## What is required
Retype the opening lines of the listing below, ending with the line that contains "at (297, 283)", and leave out any pictures.

## Collected data
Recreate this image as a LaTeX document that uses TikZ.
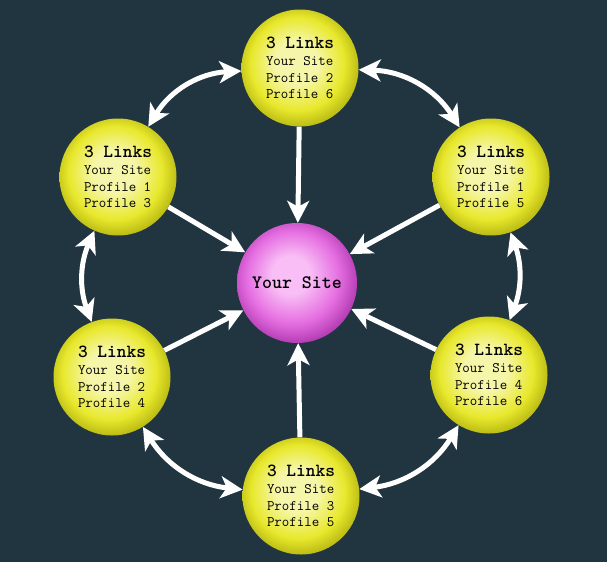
\documentclass[tikz,border=0pt]{standalone}
\usetikzlibrary{arrows.meta}
\definecolor{bgteal}{RGB}{32,53,63}
\definecolor{ylight}{RGB}{246,246,170}
\definecolor{ymid}{RGB}{232,232,45}
\definecolor{yedge}{RGB}{190,190,22}
\definecolor{plight}{RGB}{248,190,245}
\definecolor{pmid}{RGB}{230,112,226}
\definecolor{pedge}{RGB}{180,60,180}
\pgfdeclareradialshading{yellowball}{\pgfpoint{-2bp}{3bp}}{color(0bp)=(ylight); color(9bp)=(ylight); color(20bp)=(ymid); color(26bp)=(yedge); color(50bp)=(yedge)}
\pgfdeclareradialshading{pinkball}{\pgfpoint{-3bp}{4bp}}{color(0bp)=(plight); color(8bp)=(plight); color(19bp)=(pmid); color(27bp)=(pedge); color(50bp)=(pedge)}
\tikzset{
  yball/.style={circle, minimum size=117pt, inner sep=0pt, shading=yellowball, align=left,
    font=\ttfamily\fontsize{14.5}{16.8}\selectfont},
  hubball/.style={circle, minimum size=120pt, inner sep=0pt, shading=pinkball,
    font=\ttfamily\bfseries\fontsize{19}{20}\selectfont},
  link/.style={draw=white, line width=5pt, -{Stealth[length=22pt,width=22pt,inset=6pt]}},
  dlink/.style={draw=white, line width=5pt, {Stealth[length=22pt,width=22pt,inset=6pt]}-{Stealth[length=22pt,width=22pt,inset=6pt]}}
}
\newcommand{\linkhead}{\textbf{\fontsize{18.5}{17}\selectfont 3 Links}}
\begin{document}
\begin{tikzpicture}[x=1pt, y=-1pt]
		%%%%% START %%%%%
		\fill[bgteal] (0, 0) rectangle (607, 562);
		\useasboundingbox (0, 0) rectangle (607, 562);
		
		\node[hubball] (hub) at (297, 283) {Your Site};
		
		\node[yball] (top) at (300, 68) {\linkhead\\Your Site\\Profile 2\\Profile 6};
		\node[yball] (tl) at (118, 177) {\linkhead\\Your Site\\Profile 1\\Profile 3};
		\node[yball] (tr) at (491, 177) {\linkhead\\Your Site\\Profile 1\\Profile 5};
		\node[yball] (bl) at (112, 377) {\linkhead\\Your Site\\Profile 2\\Profile 4};
		\node[yball] (br) at (489, 375) {\linkhead\\Your Site\\Profile 4\\Profile 6};
		\node[yball] (bot) at (301, 496) {\linkhead\\Your Site\\Profile 3\\Profile 5};
		
		\draw[link] (top) -- (hub);
		\draw[link] (tl) -- (hub);
		\draw[link] (tr) -- (hub);
		\draw[link] (bl) -- (hub);
		\draw[link] (br) -- (hub);
		\draw[link] (bot) -- (hub);
		
		\draw[dlink] (top) to[bend right=28] (tl);
		\draw[dlink] (tl) to[bend right=22] (bl);
		\draw[dlink] (bl) to[bend right=26] (bot);
		\draw[dlink] (bot) to[bend right=26] (br);
		\draw[dlink] (br) to[bend right=20] (tr);
		\draw[dlink] (tr) to[bend right=28] (top);
		%%%%% END %%%%%
	\end{tikzpicture}
\end{document}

## Result of this exercise
Recreate this image as a LaTeX document that uses TikZ.
\documentclass[tikz,border=0pt]{standalone}
\usetikzlibrary{arrows.meta}
\definecolor{bgteal}{RGB}{32,53,63}
\definecolor{ylight}{RGB}{246,246,170}
\definecolor{ymid}{RGB}{232,232,45}
\definecolor{yedge}{RGB}{190,190,22}
\definecolor{plight}{RGB}{248,190,245}
\definecolor{pmid}{RGB}{230,112,226}
\definecolor{pedge}{RGB}{180,60,180}
\pgfdeclareradialshading{yellowball}{\pgfpoint{-2bp}{3bp}}{color(0bp)=(ylight); color(9bp)=(ylight); color(20bp)=(ymid); color(26bp)=(yedge); color(50bp)=(yedge)}
\pgfdeclareradialshading{pinkball}{\pgfpoint{-3bp}{4bp}}{color(0bp)=(plight); color(8bp)=(plight); color(19bp)=(pmid); color(27bp)=(pedge); color(50bp)=(pedge)}
\tikzset{
  yball/.style={circle, minimum size=117pt, inner sep=0pt, shading=yellowball, align=left,
    font=\ttfamily\fontsize{14.5}{16.8}\selectfont},
  hubball/.style={circle, minimum size=120pt, inner sep=0pt, shading=pinkball,
    font=\ttfamily\bfseries\fontsize{19}{20}\selectfont},
  link/.style={draw=white, line width=5pt, -{Stealth[length=22pt,width=22pt,inset=6pt]}},
  dlink/.style={draw=white, line width=5pt, {Stealth[length=22pt,width=22pt,inset=6pt]}-{Stealth[length=22pt,width=22pt,inset=6pt]}}
}
\newcommand{\linkhead}{\textbf{\fontsize{18.5}{17}\selectfont 3 Links}}
\begin{document}
\begin{tikzpicture}[x=1pt, y=-1pt]
		%%%%% START %%%%%
		\fill[bgteal] (0, 0) rectangle (607, 562);
		\useasboundingbox (0, 0) rectangle (607, 562);
		
		\node[hubball] (hub) at (297, 283) {Your Site};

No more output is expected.